Aunque el Prado no sólo explicita la luz de los Reyes, sino la del pueblo español. Sirvan, por todos, los lienzos de El Greco. «No existirían en la historia los caballeros de Ávila y Segovia -decía Azorín-, consumidos por la llama interior de la fe, si nos los hubiera creado el Greco». ¿No está el alma española del siglo XVI y XVII esbozada en El caballero de la mano en el pecho y hasta en la intensidad mística de obras como La Trinidad o La Resurrección.

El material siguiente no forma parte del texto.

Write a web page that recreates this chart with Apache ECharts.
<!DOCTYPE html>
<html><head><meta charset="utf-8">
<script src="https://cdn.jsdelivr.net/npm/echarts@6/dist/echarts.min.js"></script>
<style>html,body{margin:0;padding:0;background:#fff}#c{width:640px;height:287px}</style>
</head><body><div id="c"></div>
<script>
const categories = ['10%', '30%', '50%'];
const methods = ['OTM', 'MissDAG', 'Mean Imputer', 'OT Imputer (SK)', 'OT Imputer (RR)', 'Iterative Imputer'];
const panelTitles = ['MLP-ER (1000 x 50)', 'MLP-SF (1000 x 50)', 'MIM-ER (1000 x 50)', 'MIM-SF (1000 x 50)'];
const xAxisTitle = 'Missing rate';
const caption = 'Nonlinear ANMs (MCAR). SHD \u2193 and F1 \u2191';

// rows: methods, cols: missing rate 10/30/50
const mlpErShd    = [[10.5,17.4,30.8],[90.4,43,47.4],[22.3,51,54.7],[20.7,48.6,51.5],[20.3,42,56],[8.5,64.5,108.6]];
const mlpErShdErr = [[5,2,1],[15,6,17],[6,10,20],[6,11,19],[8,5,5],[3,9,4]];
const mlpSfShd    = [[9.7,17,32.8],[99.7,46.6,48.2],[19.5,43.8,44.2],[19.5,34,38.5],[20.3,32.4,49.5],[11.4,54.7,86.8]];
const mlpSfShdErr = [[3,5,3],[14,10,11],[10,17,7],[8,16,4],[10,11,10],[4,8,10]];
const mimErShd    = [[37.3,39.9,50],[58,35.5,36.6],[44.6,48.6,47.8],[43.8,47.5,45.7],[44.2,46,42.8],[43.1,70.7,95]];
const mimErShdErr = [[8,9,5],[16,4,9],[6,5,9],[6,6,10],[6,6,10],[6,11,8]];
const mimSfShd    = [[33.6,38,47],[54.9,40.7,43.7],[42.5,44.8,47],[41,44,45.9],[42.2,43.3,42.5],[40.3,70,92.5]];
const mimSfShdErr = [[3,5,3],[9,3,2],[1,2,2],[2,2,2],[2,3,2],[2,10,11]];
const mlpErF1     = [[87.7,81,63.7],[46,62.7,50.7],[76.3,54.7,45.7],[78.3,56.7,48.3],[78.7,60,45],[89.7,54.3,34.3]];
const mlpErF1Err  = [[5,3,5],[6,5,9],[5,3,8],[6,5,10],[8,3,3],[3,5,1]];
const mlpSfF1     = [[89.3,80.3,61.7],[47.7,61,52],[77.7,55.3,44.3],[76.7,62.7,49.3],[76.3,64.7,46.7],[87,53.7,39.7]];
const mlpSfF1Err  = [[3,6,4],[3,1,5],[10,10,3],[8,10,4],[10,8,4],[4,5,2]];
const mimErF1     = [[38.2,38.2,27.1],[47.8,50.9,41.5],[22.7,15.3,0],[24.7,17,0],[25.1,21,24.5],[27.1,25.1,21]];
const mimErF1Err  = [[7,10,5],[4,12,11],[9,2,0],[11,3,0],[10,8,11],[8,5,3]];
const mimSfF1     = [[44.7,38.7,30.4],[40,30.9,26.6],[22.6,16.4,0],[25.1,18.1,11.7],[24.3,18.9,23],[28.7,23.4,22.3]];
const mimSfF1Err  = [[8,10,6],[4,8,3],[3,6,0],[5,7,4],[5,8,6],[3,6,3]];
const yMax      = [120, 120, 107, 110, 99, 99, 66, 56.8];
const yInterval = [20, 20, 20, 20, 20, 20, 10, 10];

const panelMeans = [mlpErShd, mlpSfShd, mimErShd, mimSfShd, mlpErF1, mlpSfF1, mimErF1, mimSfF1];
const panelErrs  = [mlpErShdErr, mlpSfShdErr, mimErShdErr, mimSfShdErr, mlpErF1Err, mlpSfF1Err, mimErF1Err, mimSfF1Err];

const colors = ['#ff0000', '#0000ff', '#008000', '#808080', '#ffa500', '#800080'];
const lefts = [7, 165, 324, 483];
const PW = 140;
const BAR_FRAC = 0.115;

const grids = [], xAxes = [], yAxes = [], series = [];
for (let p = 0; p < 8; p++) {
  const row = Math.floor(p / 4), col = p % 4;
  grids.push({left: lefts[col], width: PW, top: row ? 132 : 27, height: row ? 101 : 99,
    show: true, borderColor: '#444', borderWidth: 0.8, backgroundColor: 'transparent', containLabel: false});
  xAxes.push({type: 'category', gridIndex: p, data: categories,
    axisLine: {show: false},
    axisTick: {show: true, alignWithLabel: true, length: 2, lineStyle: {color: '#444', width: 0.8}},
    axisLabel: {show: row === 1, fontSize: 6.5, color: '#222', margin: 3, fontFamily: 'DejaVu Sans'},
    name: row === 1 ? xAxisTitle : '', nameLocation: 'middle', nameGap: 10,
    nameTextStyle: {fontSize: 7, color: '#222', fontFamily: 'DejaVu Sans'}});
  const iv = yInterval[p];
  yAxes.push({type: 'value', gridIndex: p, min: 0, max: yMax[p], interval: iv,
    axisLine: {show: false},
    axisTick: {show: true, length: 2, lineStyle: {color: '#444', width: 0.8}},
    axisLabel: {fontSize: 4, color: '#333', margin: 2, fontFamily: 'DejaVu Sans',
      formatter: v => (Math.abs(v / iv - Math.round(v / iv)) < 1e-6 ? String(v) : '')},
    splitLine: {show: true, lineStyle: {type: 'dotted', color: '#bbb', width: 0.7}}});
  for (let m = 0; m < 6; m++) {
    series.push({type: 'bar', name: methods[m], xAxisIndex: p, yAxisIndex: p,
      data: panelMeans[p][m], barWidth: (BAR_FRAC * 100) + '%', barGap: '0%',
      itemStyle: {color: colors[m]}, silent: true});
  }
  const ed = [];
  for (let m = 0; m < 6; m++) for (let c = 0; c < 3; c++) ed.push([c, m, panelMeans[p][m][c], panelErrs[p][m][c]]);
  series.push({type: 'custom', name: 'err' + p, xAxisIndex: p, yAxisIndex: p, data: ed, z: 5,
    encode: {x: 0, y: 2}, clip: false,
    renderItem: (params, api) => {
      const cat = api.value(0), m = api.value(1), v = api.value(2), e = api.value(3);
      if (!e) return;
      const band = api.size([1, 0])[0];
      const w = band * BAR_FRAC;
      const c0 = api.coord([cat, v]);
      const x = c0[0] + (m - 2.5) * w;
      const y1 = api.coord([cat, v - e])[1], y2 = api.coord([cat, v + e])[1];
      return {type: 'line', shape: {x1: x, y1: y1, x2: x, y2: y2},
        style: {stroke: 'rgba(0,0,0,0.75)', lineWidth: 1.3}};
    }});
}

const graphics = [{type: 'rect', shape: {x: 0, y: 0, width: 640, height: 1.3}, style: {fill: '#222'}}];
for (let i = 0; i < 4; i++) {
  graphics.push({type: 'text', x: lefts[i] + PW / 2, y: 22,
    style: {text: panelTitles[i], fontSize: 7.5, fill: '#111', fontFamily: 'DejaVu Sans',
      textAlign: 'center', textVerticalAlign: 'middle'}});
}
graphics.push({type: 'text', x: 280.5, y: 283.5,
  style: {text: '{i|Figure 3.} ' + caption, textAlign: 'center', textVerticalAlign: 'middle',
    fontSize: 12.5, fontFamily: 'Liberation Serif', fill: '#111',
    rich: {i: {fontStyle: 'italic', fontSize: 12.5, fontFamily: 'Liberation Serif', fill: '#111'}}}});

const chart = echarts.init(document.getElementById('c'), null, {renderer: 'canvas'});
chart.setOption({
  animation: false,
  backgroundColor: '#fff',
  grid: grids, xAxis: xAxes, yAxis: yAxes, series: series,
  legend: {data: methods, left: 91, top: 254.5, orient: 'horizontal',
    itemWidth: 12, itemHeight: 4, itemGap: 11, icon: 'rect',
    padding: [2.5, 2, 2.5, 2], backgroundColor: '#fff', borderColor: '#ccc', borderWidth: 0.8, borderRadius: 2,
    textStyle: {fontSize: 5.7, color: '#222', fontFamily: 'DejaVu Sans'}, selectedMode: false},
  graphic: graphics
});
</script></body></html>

Una acentuada religiosidad que también irradian los inconfundibles blancos de Francisco de Zurbarán -¡a Kasimir Malevich le gustarían!- de La aparición de San Pedro Crucificado a San Pedro Nolasco o el Agnus Dei; pero sin olvidar tanto su Defensa de Cádiz contra los ingleses para el señalado Salón de Reinos -pues La expulsión de los holandeses de la isla de San Martín se perdió-, como la sencilla cotidianidad de su Bodegón de cacharros. ¡Cristo anda entre los pucheros!

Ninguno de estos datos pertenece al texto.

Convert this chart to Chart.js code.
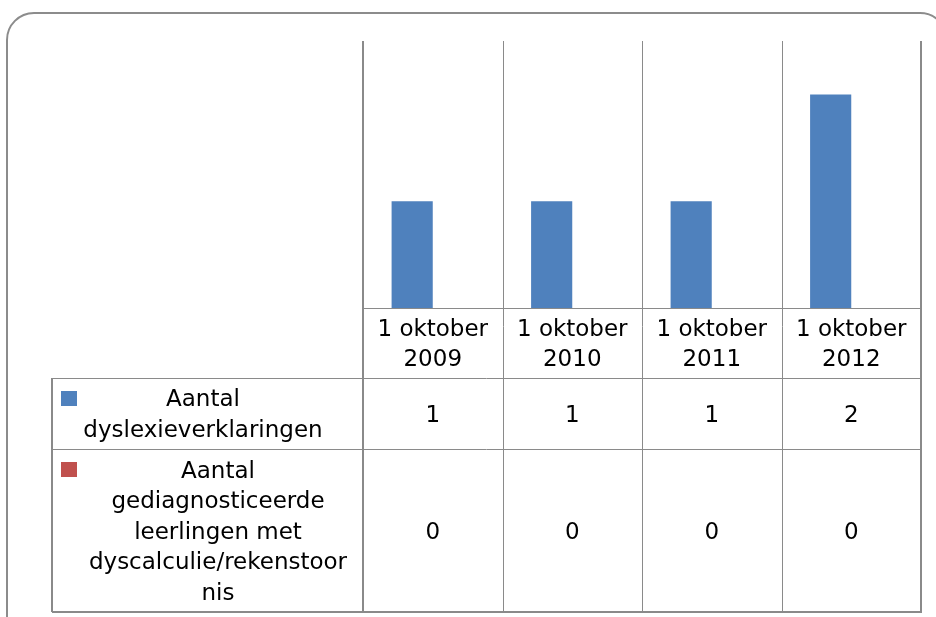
<!DOCTYPE html>
<html>
<head>
<meta charset="utf-8">
<script src="https://cdn.jsdelivr.net/npm/chart.js@4.4.0/dist/chart.umd.min.js"></script>
<style>
  html, body { margin: 0; padding: 0; background: #fff; }
  #wrap { width: 936px; height: 617px; }
</style>
</head>
<body>
<div id="wrap"><canvas id="chart" width="936" height="617"></canvas></div>
<script>
const categories = [['1 oktober', '2009'], ['1 oktober', '2010'], ['1 oktober', '2011'], ['1 oktober', '2012']];
const seriesLabels = [
    ['Aantal', 'dyslexieverklaringen'],
    ['Aantal', 'gediagnosticeerde', 'leerlingen met', 'dyscalculie/rekenstoor', 'nis']
];
const dyslexieverklaringen = [1, 1, 1, 2];
const dyscalculie = [0, 0, 0, 0];
const seriesColors = ['#4f81bd', '#c0504d'];

// layout of the data table under the plot area
const lineColor = '#8a8a8a';
const textFont = '23px "DejaVu Sans"';
const headerHeight = 70;
const rowHeights = [71, 163];
const tableLeft = 52;
const labelCenters = [203, 218];
const lineHeight = 30.5;

function drawLines(ctx, lines, cx, cy) {
    const first = cy - (lines.length - 1) * lineHeight / 2 + 8;
    lines.forEach((line, k) => ctx.fillText(line, cx, first + k * lineHeight));
}

function hLine(ctx, x1, x2, y, w) {
    ctx.lineWidth = w;
    ctx.beginPath();
    ctx.moveTo(x1, y);
    ctx.lineTo(x2, y);
    ctx.stroke();
}

function vLine(ctx, x, y1, y2, w) {
    ctx.lineWidth = w;
    ctx.beginPath();
    ctx.moveTo(x, y1);
    ctx.lineTo(x, y2);
    ctx.stroke();
}

const dataTable = {
    id: 'dataTable',
    beforeDraw(chart) {
        const ctx = chart.ctx;
        ctx.save();
        ctx.fillStyle = '#fff';
        ctx.fillRect(0, 0, chart.width, chart.height);
        ctx.strokeStyle = '#8c8c8c';
        ctx.lineWidth = 2;
        ctx.beginPath();
        ctx.roundRect(7, 13, 940, 640, 27);
        ctx.stroke();
        ctx.restore();
    },
    beforeDatasetsDraw(chart) {
        const ctx = chart.ctx;
        const x = chart.scales.x;
        const area = chart.chartArea;
        const n = chart.data.labels.length;
        const half = (x.getPixelForValue(1) - x.getPixelForValue(0)) / 2;
        const bounds = [];
        for (let i = 0; i < n; i++) bounds.push(x.getPixelForValue(i) - half);
        bounds.push(x.getPixelForValue(n - 1) + half);
        const row1Top = area.bottom + headerHeight;
        const row2Top = row1Top + rowHeights[0];
        const bottom = row2Top + rowHeights[1];

        ctx.save();
        ctx.strokeStyle = lineColor;
        bounds.forEach((bx, i) => {
            const outer = i === 0 || i === n;
            vLine(ctx, outer ? Math.round(bx) : Math.round(bx) + 0.5, area.top, bottom, outer ? 2 : 1);
        });
        vLine(ctx, tableLeft, row1Top, bottom, 2);
        hLine(ctx, bounds[0], bounds[n], Math.round(area.bottom) + 0.5, 1);
        hLine(ctx, tableLeft, bounds[n], row1Top + 0.5, 1);
        hLine(ctx, tableLeft, bounds[n], row2Top + 0.5, 1);
        hLine(ctx, tableLeft, bounds[n] + 1, bottom, 2);
        ctx.restore();
    },
    afterDatasetsDraw(chart) {
        const ctx = chart.ctx;
        const x = chart.scales.x;
        const area = chart.chartArea;
        ctx.save();
        ctx.font = textFont;
        ctx.fillStyle = '#000';
        ctx.textAlign = 'center';
        ctx.textBaseline = 'alphabetic';

        chart.data.labels.forEach((label, i) => {
            drawLines(ctx, label, x.getPixelForValue(i), area.bottom + headerHeight / 2);
        });

        let top = area.bottom + headerHeight;
        chart.data.datasets.forEach((ds, d) => {
            const h = rowHeights[d];
            ctx.fillStyle = ds.backgroundColor;
            ctx.fillRect(61, top + 13, 16, 15);
            ctx.fillStyle = '#000';
            drawLines(ctx, seriesLabels[d], labelCenters[d], top + h / 2);
            ds.data.forEach((v, i) => {
                ctx.fillText(String(v), x.getPixelForValue(i), top + h / 2 + 8);
            });
            top += h;
        });
        ctx.restore();
    }
};

new Chart(document.getElementById('chart'), {
    type: 'bar',
    data: {
        labels: categories,
        datasets: [
            {
                label: seriesLabels[0].join(' '),
                data: dyslexieverklaringen,
                backgroundColor: seriesColors[0],
                categoryPercentage: 0.59,
                barPercentage: 1
            },
            {
                label: seriesLabels[1].join(' '),
                data: dyscalculie,
                backgroundColor: seriesColors[1],
                categoryPercentage: 0.59,
                barPercentage: 1
            }
        ]
    },
    options: {
        responsive: false,
        animation: false,
        layout: {
            padding: { left: 363, right: 15, top: 41, bottom: 309 }
        },
        scales: {
            x: { display: false },
            y: { display: false, min: 0, max: 2.5 }
        },
        plugins: {
            legend: { display: false },
            tooltip: { enabled: false }
        }
    },
    plugins: [dataTable]
});
</script>
</body>
</html>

Y tampoco podemos ignorar, en fin, a Ribera, «El Españoleto -señalaba Lord Byron- humedecía su papel con la sangre de todos los santos» en su Apostolado.

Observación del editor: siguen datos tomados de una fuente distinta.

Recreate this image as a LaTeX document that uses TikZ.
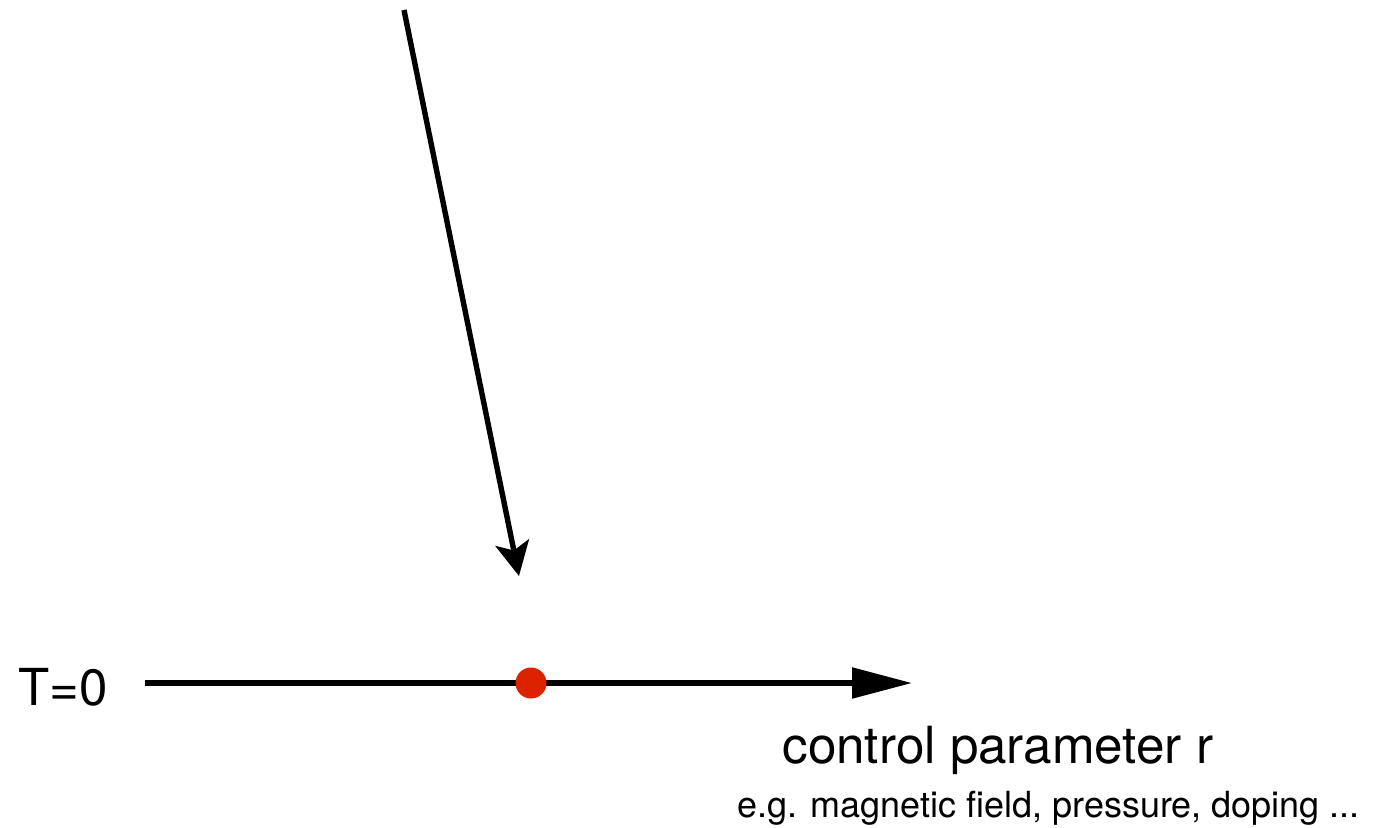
\documentclass[tikz,border=0pt]{standalone}
\usepackage{fontspec}
\setmainfont{TeX Gyre Heros}
\usetikzlibrary{arrows.meta}
\definecolor{dotred}{HTML}{DD2200}
\tikzset{
  axisline/.style={line width=2.7pt, line cap=butt},
  lbl/.style={inner sep=0pt, anchor=base west, text=black},
}
\begin{document}
\begin{tikzpicture}[x=0.5pt, y=-0.5pt]
\useasboundingbox (0,0) rectangle (1376,827);
% labels
\node[lbl, font=\fontsize{25.5pt}{28pt}\selectfont] (t0) at (18,705) {T=0};
\node[lbl, font=\fontsize{25.6pt}{28pt}\selectfont] (cp) at (782,763) {control parameter r};
\node[lbl, font=\fontsize{18pt}{20pt}\selectfont] (eg) at (737,817) {e.g. magnetic field, pressure, doping ...};
% axis
\coordinate (a0) at (145,683);
\coordinate (a1) at (912,683);
\draw[axisline, -{Triangle[length=30pt, width=15pt]}] (a0) -- (a1);
% diagonal arrow
\coordinate (d0) at (404,10);
\coordinate (d1) at (519,576);
\draw[axisline, -{Stealth[length=17pt, width=17pt, inset=4pt]}] (d0) -- (d1);
% critical point
\node[circle, fill=dotred, minimum size=15.5pt, inner sep=0pt] (qcp) at (531,683) {};
\end{tikzpicture}
\end{document}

Y nos queda el último de los referentes de la triada mágica de la Escuela Española: Francisco de Goya. Goya es nuestro «ciudadano» Jacques-Louis David y nuestro «retratista» Jean-Auguste Dominique Ingres. Con él, estamos ante el mejor cronista, conocemos mejor el reinado de Carlos IV (Familia de Carlos IV), la elegancia cortesana (La Condesa de Chichón o La Familia del duque de Osuna), la sociedad (Las praderas de San Isidro o La gallinita ciega), Los Desastres de la Guerra y sus Disparates, el levantamiento de la Nación (La carga de los mamelucos y Los fusilamientos en la Montaña del Príncipe Pío) y hasta la desazón -«su juicio final»- de Las pinturas negras (Saturno devorando a sus hijos o Aquelarre) de la Quinta del Sordo.

Pero hay más. La pintura del siglo XIX también irradia hoy su luz en el Prado. En ocasiones acogedora, en otras -como nuestra azarada historia- cainita: desde Goya hasta la luminosa, ¡nunca más adecuada!, pintura de Chicos en la playa de Sorolla. Todo un paseo por nuestro imaginario colectivo: Doña Juana la Loca de Pradilla, Doña Isabel la Católica dictando su testamento de Rosales, La muerte de Viriato, de José de Madrazo, La rendición de Bailén de Casado del Alisal, etc. En cambio, aún siendo portentoso, hay que enterrar los odios fratricidas del Fusilamiento de Torrijos de Antonio Gisbert. En suma, un paseo sin par por la mejor pintura y la mejor Historia de España desde el arte, como el título del reciente libro de Fernando García de Cortázar.

Este es el Museo del Prado. El Museo de una España orgullosa de su compromiso con la libertad y con la defensa de la justicia. ¡Todos queremos ser como Archer Huntington en la mejor Hispanic Society posible! De una España que ha de arrumbar sus enfrentamientos para seguir remando juntos.

La remodelación del Prado, con intervención de los Gobiernos de Felipe González, José María Aznar y José Luis Rodríguez Zapatero, es el mejor ejemplo a seguir. Decía Flaubert que si los gobernantes de su época hubieran leído La educación sentimental, la guerra franco-prusiana no habría tenido lugar. ¡Ay, si nosotros hubiéramos paseado más por el Prado! «La pintura -reseñaba bien su director Picasso- no está hecha (sólo) para decorar habitaciones».

Pedro González-Trevijano, Rector de la Universidad Rey Juan Carlos.